### WRITTEN PROBLEM
Work through the data below and give the number of lines holding "this", nothing more.

### DATA
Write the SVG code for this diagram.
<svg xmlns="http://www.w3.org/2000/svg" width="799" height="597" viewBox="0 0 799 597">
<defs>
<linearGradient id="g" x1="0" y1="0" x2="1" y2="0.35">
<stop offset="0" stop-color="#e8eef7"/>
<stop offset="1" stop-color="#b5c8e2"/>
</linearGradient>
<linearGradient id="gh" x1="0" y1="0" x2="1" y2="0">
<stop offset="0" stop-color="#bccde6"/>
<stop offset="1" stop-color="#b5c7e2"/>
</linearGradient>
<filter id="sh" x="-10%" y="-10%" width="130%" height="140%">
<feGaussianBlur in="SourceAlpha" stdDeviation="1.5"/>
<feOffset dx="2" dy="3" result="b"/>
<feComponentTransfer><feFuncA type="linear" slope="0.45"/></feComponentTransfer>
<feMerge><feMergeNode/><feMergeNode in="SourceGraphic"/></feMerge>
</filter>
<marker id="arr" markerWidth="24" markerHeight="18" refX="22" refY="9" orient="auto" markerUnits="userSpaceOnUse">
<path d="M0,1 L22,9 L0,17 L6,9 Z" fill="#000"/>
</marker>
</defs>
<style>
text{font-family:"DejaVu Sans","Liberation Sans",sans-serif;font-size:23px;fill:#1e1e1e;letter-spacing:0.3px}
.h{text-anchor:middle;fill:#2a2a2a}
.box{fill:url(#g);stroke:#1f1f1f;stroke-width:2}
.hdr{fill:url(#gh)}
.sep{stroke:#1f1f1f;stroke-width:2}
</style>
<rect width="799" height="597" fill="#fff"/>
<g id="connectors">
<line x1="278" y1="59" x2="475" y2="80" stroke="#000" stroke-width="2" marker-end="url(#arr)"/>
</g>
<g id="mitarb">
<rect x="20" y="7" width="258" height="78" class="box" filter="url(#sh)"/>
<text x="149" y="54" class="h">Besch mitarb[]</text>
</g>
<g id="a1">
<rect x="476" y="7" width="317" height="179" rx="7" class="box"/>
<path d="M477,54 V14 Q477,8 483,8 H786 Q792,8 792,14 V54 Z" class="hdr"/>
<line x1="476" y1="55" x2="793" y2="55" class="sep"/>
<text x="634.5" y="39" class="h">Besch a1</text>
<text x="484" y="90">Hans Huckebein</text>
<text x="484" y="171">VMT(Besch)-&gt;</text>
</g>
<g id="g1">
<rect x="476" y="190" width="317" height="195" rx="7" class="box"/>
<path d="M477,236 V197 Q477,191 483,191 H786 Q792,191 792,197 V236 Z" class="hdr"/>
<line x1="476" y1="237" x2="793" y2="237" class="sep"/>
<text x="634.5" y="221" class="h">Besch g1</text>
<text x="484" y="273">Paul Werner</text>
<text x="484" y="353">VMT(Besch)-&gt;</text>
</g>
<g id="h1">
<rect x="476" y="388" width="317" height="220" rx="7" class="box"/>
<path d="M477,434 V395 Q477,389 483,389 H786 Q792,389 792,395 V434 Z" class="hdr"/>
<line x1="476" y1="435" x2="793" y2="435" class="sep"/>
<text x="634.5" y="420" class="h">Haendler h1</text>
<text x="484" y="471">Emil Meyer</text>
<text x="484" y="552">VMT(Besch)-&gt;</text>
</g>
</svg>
--
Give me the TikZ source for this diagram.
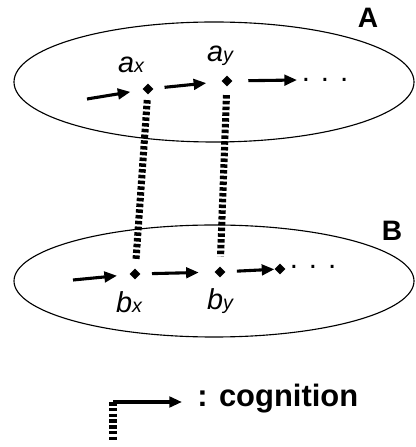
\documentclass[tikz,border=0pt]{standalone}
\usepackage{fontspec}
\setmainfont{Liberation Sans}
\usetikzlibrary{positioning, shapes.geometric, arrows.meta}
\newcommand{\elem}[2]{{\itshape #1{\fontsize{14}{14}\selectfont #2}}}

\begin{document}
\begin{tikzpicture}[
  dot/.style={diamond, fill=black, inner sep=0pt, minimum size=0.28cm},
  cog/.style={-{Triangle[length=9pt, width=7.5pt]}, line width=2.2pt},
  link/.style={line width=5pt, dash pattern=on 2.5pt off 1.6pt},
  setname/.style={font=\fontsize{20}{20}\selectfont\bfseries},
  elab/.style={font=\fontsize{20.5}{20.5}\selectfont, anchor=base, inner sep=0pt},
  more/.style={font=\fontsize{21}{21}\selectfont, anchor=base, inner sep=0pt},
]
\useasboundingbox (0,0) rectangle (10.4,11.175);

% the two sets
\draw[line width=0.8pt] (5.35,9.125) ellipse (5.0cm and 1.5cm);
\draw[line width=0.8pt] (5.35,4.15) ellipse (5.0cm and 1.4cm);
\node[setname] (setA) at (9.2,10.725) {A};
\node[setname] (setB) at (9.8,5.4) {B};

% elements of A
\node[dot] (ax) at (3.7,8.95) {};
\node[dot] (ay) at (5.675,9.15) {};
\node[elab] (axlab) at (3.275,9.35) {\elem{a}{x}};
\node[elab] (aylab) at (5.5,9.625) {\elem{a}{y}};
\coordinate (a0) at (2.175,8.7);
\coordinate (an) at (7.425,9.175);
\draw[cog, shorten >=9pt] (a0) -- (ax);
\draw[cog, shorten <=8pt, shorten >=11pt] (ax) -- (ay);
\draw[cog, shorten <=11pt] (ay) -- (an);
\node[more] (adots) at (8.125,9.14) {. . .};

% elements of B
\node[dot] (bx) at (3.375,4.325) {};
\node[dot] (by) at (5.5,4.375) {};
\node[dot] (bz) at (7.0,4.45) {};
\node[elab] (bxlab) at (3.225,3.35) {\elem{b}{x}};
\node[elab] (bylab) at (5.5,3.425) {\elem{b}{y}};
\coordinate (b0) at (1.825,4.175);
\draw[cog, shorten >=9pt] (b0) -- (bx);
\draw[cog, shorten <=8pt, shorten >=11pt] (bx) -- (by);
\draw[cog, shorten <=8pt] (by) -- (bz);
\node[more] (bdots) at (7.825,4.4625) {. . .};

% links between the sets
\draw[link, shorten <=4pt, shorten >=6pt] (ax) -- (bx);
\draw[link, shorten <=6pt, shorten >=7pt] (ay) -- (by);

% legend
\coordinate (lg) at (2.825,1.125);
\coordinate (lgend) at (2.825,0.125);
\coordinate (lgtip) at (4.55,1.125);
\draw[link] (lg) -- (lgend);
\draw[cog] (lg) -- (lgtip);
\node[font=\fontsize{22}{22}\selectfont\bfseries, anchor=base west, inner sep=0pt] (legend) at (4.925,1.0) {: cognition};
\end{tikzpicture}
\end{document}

### TASK RESULT
2